## Items from a data source
++++
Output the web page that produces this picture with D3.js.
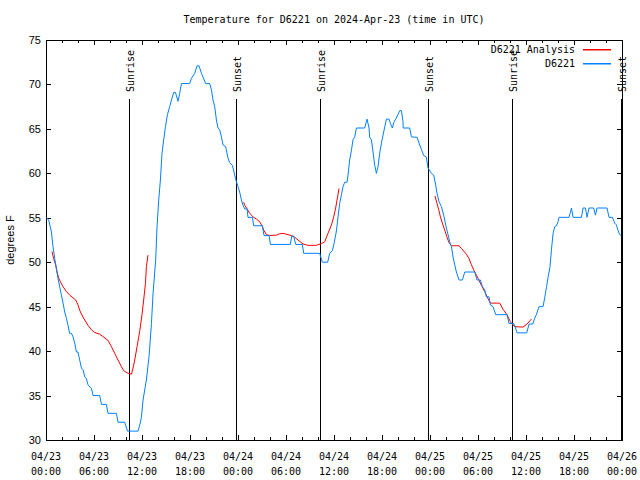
<!DOCTYPE html>
<html><head><meta charset="utf-8">
<script src="https://cdn.jsdelivr.net/npm/d3@7"></script>
<style>
html,body{margin:0;padding:0;background:#fff;}
svg{display:block;}
.mono{font-family:"DejaVu Sans Mono","Liberation Mono",monospace;font-size:10px;fill:#000;}
.sans{font-family:"Liberation Sans",Arial,sans-serif;font-size:11px;fill:#000;}
</style></head>
<body>
<script>
// Observed D6221 temperature (hours since 2024-04-23 00:00 UTC, degrees F)
const obsHours = [0.05,0.34,0.68,0.875,1.09,1.3,1.5,1.71,1.93,2.13,2.34,2.55,2.75,2.96,3.18,3.38,3.59,3.8,4.0,4.21,4.43,4.63,4.84,5.05,5.25,5.68,5.88,6.71,6.93,7.55,7.75,8.8,9.0,9.84,10.19,11.5,11.78,11.93,12.13,12.55,12.88,13.18,13.38,13.71,13.88,14.09,14.3,14.5,14.71,14.93,15.18,15.46,15.68,15.96,16.18,16.5,16.71,16.93,17.96,18.18,18.59,18.88,19.13,19.43,19.96,20.46,20.68,20.88,21.09,21.3,21.5,21.71,21.93,22.13,22.46,22.75,22.96,23.3,23.5,23.75,24.0,24.21,24.43,24.63,24.84,25.13,25.25,25.8,25.96,27.05,27.25,27.88,28.05,30.55,30.71,30.96,31.21,32.05,32.21,34.21,34.55,35.21,35.46,35.8,36.0,36.3,36.53,36.71,36.93,37.13,37.34,37.63,37.75,37.96,38.18,38.38,38.59,38.8,39.84,40.13,40.38,40.46,40.68,40.88,41.09,41.3,41.5,41.71,41.93,42.13,42.55,42.88,43.05,43.3,43.46,43.71,44.0,44.21,44.43,44.63,44.65,45.46,45.68,46.38,46.63,46.93,47.21,47.53,47.75,48.18,48.46,48.71,48.88,49.13,49.43,49.71,49.96,50.25,50.46,50.68,50.88,51.09,51.3,51.63,52.05,52.34,53.59,53.88,54.3,54.55,54.84,55.05,55.38,55.55,55.88,56.21,57.63,57.88,58.46,58.65,58.88,60.09,60.38,60.84,61.09,61.3,61.63,62.13,62.34,62.55,62.78,63.0,63.18,63.38,63.59,63.8,64.0,64.13,65.38,65.55,65.68,65.88,66.93,67.13,67.43,67.63,67.88,68.46,68.68,68.88,70.13,70.38,70.8,71.09,71.3,71.5,71.71,71.9];
const obsTemps = [55.0,54.75,53.4,51.75,50.4,49.3,48.2,47.25,46.3,45.4,44.4,43.7,42.9,42.0,42.0,41.6,40.9,39.9,39.9,39.0,38.1,37.9,37.1,36.9,36.2,35.8,35.0,35.0,34.0,34.0,33.0,33.0,32.0,32.0,31.0,31.0,31.9,32.6,34.5,36.75,39.4,43.1,46.5,50.25,54.0,57.0,59.25,62.25,63.75,65.25,66.6,67.5,68.25,69.1,69.1,68.1,69.0,70.1,70.1,70.7,71.25,72.1,72.1,71.25,70.1,70.1,69.4,68.25,67.5,66.0,65.1,64.9,64.1,63.2,63.0,61.7,61.2,60.9,60.15,59.2,58.5,57.9,57.0,56.4,56.0,56.0,55.05,55.05,54.1,54.1,53.0,53.0,52.0,52.0,52.95,52.95,52.0,52.0,51.0,51.0,50.0,50.0,51.0,51.3,52.1,53.5,55.3,56.6,57.6,58.5,59.0,59.0,59.8,61.5,62.6,63.8,64.1,65.1,65.1,66.1,65.1,64.05,63.75,62.4,60.9,60.0,60.75,62.25,63.4,64.3,66.1,66.1,65.6,65.1,65.7,66.1,66.6,67.05,67.05,65.8,65.1,65.1,64.1,64.05,63.4,62.7,62.0,61.85,60.6,60.0,59.8,58.7,57.75,56.8,56.25,55.3,54.2,53.1,52.3,51.75,50.6,49.7,48.9,48.0,48.0,48.9,48.9,48.0,48.0,47.25,46.9,46.1,46.1,45.2,45.0,44.1,44.1,43.1,43.1,42.7,42.05,42.05,43.05,43.05,43.7,44.1,45.0,45.0,46.0,47.15,48.4,49.5,51.4,53.2,54.0,54.1,54.55,55.05,55.05,55.6,56.1,55.05,55.05,56.1,56.1,55.05,56.1,56.1,55.3,56.1,56.1,55.05,55.05,54.4,54.2,53.6,53.1,53.0];

// D6221 Analysis (null = gap between segments)
const anaHours = [0.75,0.96,1.21,1.38,1.59,1.8,2.13,2.55,2.96,3.38,3.71,4.0,4.21,4.55,4.84,5.25,5.68,6.09,6.71,7.25,7.75,8.18,8.59,9.0,9.43,9.71,10.13,10.68,10.88,11.09,11.38,11.71,12.0,12.21,12.43,12.55,12.75,
  null,
  24.71,24.84,25.13,25.46,25.88,26.3,26.71,27.0,27.25,27.55,27.96,28.8,29.21,29.63,30.25,30.68,31.09,31.5,32.13,32.75,33.8,34.43,34.84,35.25,35.68,35.96,36.21,36.38,36.63,
  null,
  48.62,48.88,49.09,49.3,49.55,49.84,50.13,50.38,50.68,51.63,51.93,52.55,52.88,53.18,53.59,54.0,54.43,54.84,55.25,55.55,56.71,57.13,57.63,58.05,58.59,59.63,60.13,60.68];
const anaTemps = [51.2,50.4,49.7,48.9,48.2,47.8,47.25,46.7,46.3,46.0,45.75,45.2,44.6,43.95,43.5,42.9,42.4,42.1,41.9,41.55,41.2,40.5,39.75,39.0,38.25,37.8,37.55,37.4,38.1,39.0,40.5,42.2,44.1,45.75,47.6,49.5,50.8,
  null,
  56.75,56.4,56.0,55.5,55.1,54.85,54.55,54.1,53.55,53.1,53.0,53.05,53.2,53.25,53.1,53.0,52.8,52.5,52.05,51.9,51.9,52.1,52.3,53.25,54.2,55.1,56.1,57.0,58.3,
  null,
  57.45,56.6,55.9,55.1,54.4,53.6,52.8,52.2,51.85,51.85,51.55,50.9,50.4,49.7,48.9,48.2,47.4,46.7,45.9,45.4,45.4,44.7,44.1,43.3,42.75,42.7,43.05,43.6];

// Sun events (hours since 2024-04-23 00:00 UTC)
const sunLabels = ["Sunrise","Sunset","Sunrise","Sunset","Sunrise","Sunset"];
const sunHours = [10.4,23.8,34.25,47.75,58.25,71.85];

const yTicks = [30,35,40,45,50,55,60,65,70,75];
const seriesNames = ["D6221 Analysis","D6221"];
const seriesColors = ["#ff0000","#0080ff"];
const title = "Temperature for D6221 on 2024-Apr-23 (time in UTC)";
const yTitle = "degrees F";

const W = 640, H = 480;
const margin = {left:46, right:18, top:40, bottom:40};
const t0 = Date.UTC(2024,3,23,0,0);
const toDate = h => new Date(t0 + h*3600e3);

const svg = d3.select("body").append("svg").attr("width",W).attr("height",H);
const x = d3.scaleUtc().domain([toDate(0), toDate(72)]).range([margin.left, W-margin.right]);
const y = d3.scaleLinear().domain([30,75]).range([H-margin.bottom, margin.top]);

// frame
svg.append("rect").attr("x",margin.left+0.5).attr("y",margin.top+0.5)
  .attr("width",W-margin.left-margin.right).attr("height",H-margin.top-margin.bottom)
  .attr("fill","none").attr("stroke","#000").attr("shape-rendering","crispEdges");

// x ticks (major 6h, minor 2h) bottom + top mirrored
const majors = d3.utcHour.every(6).range(toDate(0), toDate(72.01));
const minors = d3.utcHour.every(2).range(toDate(0), toDate(72.01)).filter(d => d.getUTCHours()%6 !== 0);
const tickG = svg.append("g").attr("stroke","#000").attr("shape-rendering","crispEdges");
function xt(list, len){
  list.forEach(d=>{
    const px = Math.round(x(d))+0.5;
    tickG.append("line").attr("x1",px).attr("x2",px).attr("y1",y(30)).attr("y2",y(30)-len);
    tickG.append("line").attr("x1",px).attr("x2",px).attr("y1",y(75)).attr("y2",y(75)+len);
  });
}
xt(majors,5); xt(minors,3);
yTicks.forEach(v=>{
  const py = Math.round(y(v))+0.5;
  tickG.append("line").attr("x1",margin.left).attr("x2",margin.left+5).attr("y1",py).attr("y2",py);
  tickG.append("line").attr("x1",W-margin.right).attr("x2",W-margin.right-5).attr("y1",py).attr("y2",py);
});

// x labels
const fmtD = d3.utcFormat("%m/%d"), fmtT = d3.utcFormat("%H:%M");
majors.forEach(d=>{
  const t = svg.append("text").attr("class","mono").attr("text-anchor","middle");
  t.append("tspan").attr("x",x(d)).attr("y",460).text(fmtD(d));
  t.append("tspan").attr("x",x(d)).attr("y",475).text(fmtT(d));
});
// y labels
yTicks.forEach(v=>{
  svg.append("text").attr("class","sans").attr("text-anchor","end")
    .attr("x",41).attr("y",y(v)+4).text(v);
});
svg.append("text").attr("class","sans").attr("text-anchor","middle")
  .attr("transform",`translate(14,${(margin.top+H-margin.bottom)/2}) rotate(-90)`).text(yTitle);

// title
svg.append("text").attr("class","mono").attr("text-anchor","middle")
  .attr("x",(margin.left+W-margin.right)/2).attr("y",23).text(title);

// sun lines
sunHours.forEach((h,i)=>{
  const px = Math.round(x(toDate(h)))+0.5;
  svg.append("line").attr("x1",px).attr("x2",px).attr("y1",99).attr("y2",y(30))
    .attr("stroke","#000").attr("shape-rendering","crispEdges");
  svg.append("text").attr("class","mono").attr("text-anchor","start")
    .attr("transform",`translate(${px+4.5},92) rotate(-90)`).text(sunLabels[i]);
});

// series
const lineGen = d3.line().defined(d=>d[0]!==null && d[1]!==null)
  .x(d=>x(toDate(d[0]))).y(d=>y(d[1]));
const anaData = anaHours.map((h,i)=>[h,anaTemps[i]]);
const obsData = obsHours.map((h,i)=>[h,obsTemps[i]]);
svg.append("path").datum(anaData).attr("d",lineGen).attr("fill","none")
  .attr("stroke",seriesColors[0]).attr("stroke-width",1);
svg.append("path").datum(obsData).attr("d",lineGen).attr("fill","none")
  .attr("stroke",seriesColors[1]).attr("stroke-width",1);

// legend
seriesNames.forEach((n,i)=>{
  const ly = 49 + i*14;
  svg.append("text").attr("class","mono").attr("text-anchor","end")
    .attr("x",575).attr("y",ly+3.5).text(n);
  svg.append("rect").attr("x",583).attr("y",ly).attr("width",28).attr("height",1.5)
    .attr("fill",seriesColors[i]);
});
</script>
</body></html>
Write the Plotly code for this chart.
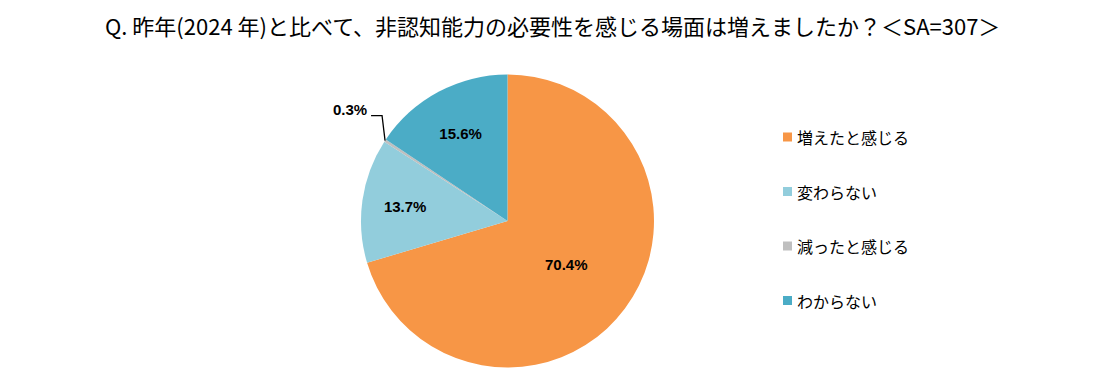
import math
import plotly.graph_objects as go

# ---- data ----
labels = ["増えたと感じる", "変わらない", "減ったと感じる", "わからない"]
values = [70.4, 13.7, 0.3, 15.6]
colors = ["#F79646", "#92CDDC", "#BFBFBF", "#4BACC6"]
title_text = "Q. 昨年(2024 年)と比べて、非認知能力の必要性を感じる場面は増えましたか？＜SA=307＞"

OFF = 8                      # default page body margin
W, H = 1117 - 2 * OFF, 390 - 2 * OFF
# pie centre / radius in page pixels
cx, cy, R = 507.5, 221, 146.5

px = lambda x: (x - OFF) / W
py = lambda y: 1 - (y - OFF) / H

outside_idx = 2  # small slice labelled outside
pct_font = dict(family="Liberation Sans, Arial", size=15, color="#000000")

texts = [f"<b>{v:.1f}%</b>" if i != outside_idx else "" for i, v in enumerate(values)]

fig = go.Figure()
fig.add_trace(go.Pie(
    labels=labels, values=values, sort=False, direction="clockwise", rotation=0,
    marker=dict(colors=colors, line=dict(width=0)),
    text=texts, textinfo="text", textposition="inside",
    insidetextorientation="horizontal",
    textfont=pct_font,
    showlegend=False, hoverinfo="label+percent",
    domain=dict(x=[px(cx - R), px(cx + R)], y=[py(cy + R), py(cy - R)]),
))

shapes = []
annotations = []

# leader line + label for the small slice (computed from the data)
total = sum(values)
cum = sum(values[:outside_idx]) + values[outside_idx] / 2
ang = 2 * math.pi * cum / total
ex = cx + R * math.sin(ang)
ey = cy - R * math.cos(ang)
x1, y1 = ex - 3, ey - 25
x2 = x1 - 11
shapes.append(dict(type="path", xref="paper", yref="paper",
                   path=f"M {px(ex)} {py(ey)} L {px(x1)} {py(y1)} L {px(x2)} {py(y1)}",
                   line=dict(color="#000000", width=1.3)))
annotations.append(dict(x=px(x2 - 2), y=py(y1 - 6), xref="paper", yref="paper",
                        text=f"<b>{values[outside_idx]:.1f}%</b>", showarrow=False,
                        xanchor="right", yanchor="middle", font=pct_font))

# custom legend
leg_x = 783
leg_y0 = 137
leg_dy = 54.5
for i, (lab, col) in enumerate(zip(labels, colors)):
    yy = leg_y0 + i * leg_dy
    shapes.append(dict(type="rect", xref="paper", yref="paper",
                       x0=px(leg_x), x1=px(leg_x + 9), y0=py(yy + 4.5), y1=py(yy - 4.5),
                       fillcolor=col, line=dict(width=0)))
    annotations.append(dict(x=px(leg_x + 12), y=py(yy), xref="paper", yref="paper",
                            text=lab, showarrow=False, xanchor="left", yanchor="middle",
                            font=dict(family="Noto Sans CJK JP", size=16, color="#000000")))

# title
annotations.append(dict(x=px(552), y=1.0, xref="paper", yref="paper",
                        text=title_text, showarrow=False, xanchor="center", yanchor="top",
                        borderpad=0,
                        font=dict(family="Noto Sans CJK JP", size=22, color="#000000")))

fig.update_layout(
    width=W, height=H,
    margin=dict(l=0, r=0, t=0, b=0),
    paper_bgcolor="#FFFFFF", plot_bgcolor="#FFFFFF",
    shapes=shapes, annotations=annotations,
)

fig.write_html("out.html")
++++
## Task to carry out
Find every line that holds "page" and copy it.

## Response
Output the web page that produces this picture with D3.js.
OFF = 8                      # default page body margin
# pie centre / radius in page pixels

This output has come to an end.